CARING owners put collars on their cats to make sure they can be returned home if lost.

But the well-meaning act is causing serious injuries to many cats, according to a Huddersfield vet.

Graham Mills, of Donaldson and Partners, is seeing more and more cats in his surgery who have been injured as a result of wearing elasticated collars.

The felines get their paws through the collar when grooming and then try to get it off, often fitting their whole leg through the loop.

When the limb becomes stuck, it causes severe pain, skin damage and even damage to nerves and blood supply.

In several cases, Mr Mills has had to amputate legs from cats.

He said: “The cat is in a lot of pain.

“They often run off in panic and hide. They are usually found several days later and are brought in to us by people who find them or the RSPCA.

“It is something we see regularly. Sometimes we have very few, then a couple a month.

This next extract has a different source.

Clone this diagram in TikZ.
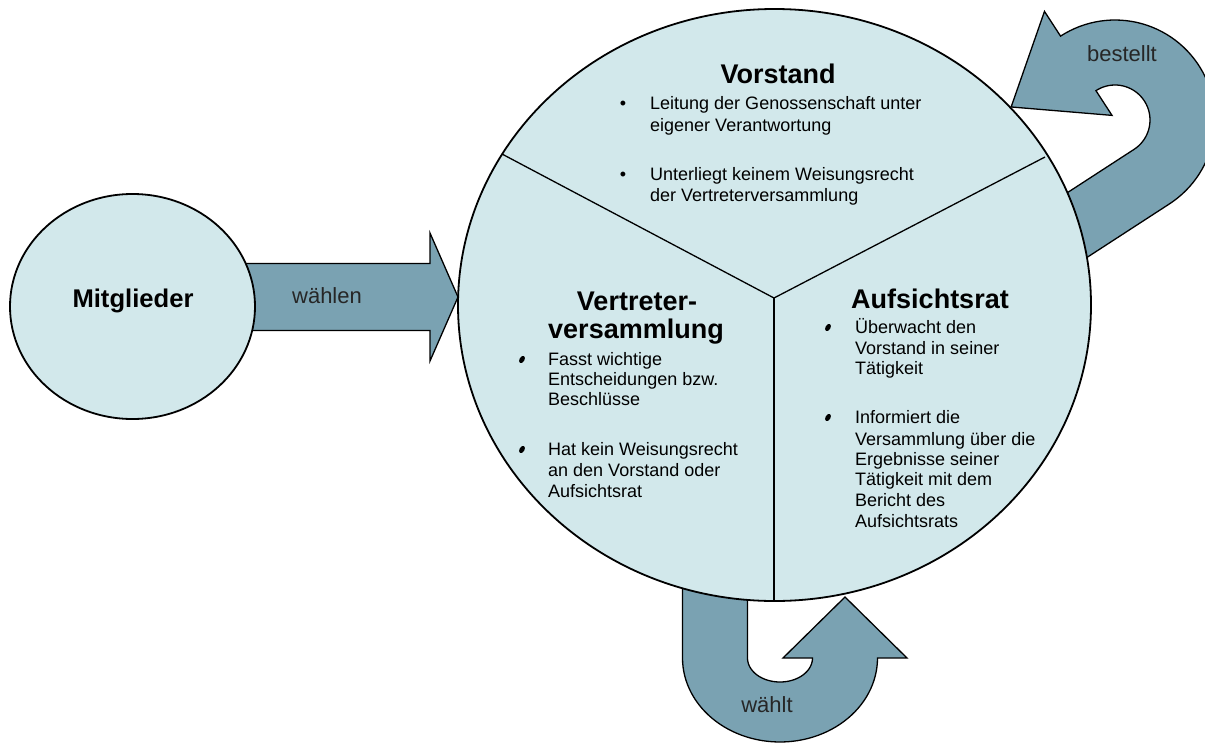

“In the past couple of months, we have had six cases.”

Mr Mills recommends that owners steer clear of elasticated collars.

They can fit normal collars and ensure they are not loose.

But Mr Mills suggests the best option is to collars with safety clasps.

These fit tightly on to the cat’s neck, but undo if the cat catches them on branches or fences while roaming outside.

Mr Mills also urged owners to make sure their pets are microchipped.

“We have a lot of cases where the cat has no ID or no microchip. We can’t find the owner and we have to rehome them.”

Mr Mills has just treated tomcat Chivers, who suffered an injury as result of his elastic collars.

Donaldson and Partners staff are currently trying to trace Chivers’ owners, but if they cannot, he will be cared for by cat fosterers until a permanent home can be found.

Mr Mills said sometimes owners do not keep their details up to date on the microchip database, meaning even if the cat is chipped it cannot be returned.

“In some cases, cats are microchipped but when we have scanned the database, the owners have moved and not updated their records.

“I would urge people to make sure their cats are microchipped and ensure their details are up to date on the system.”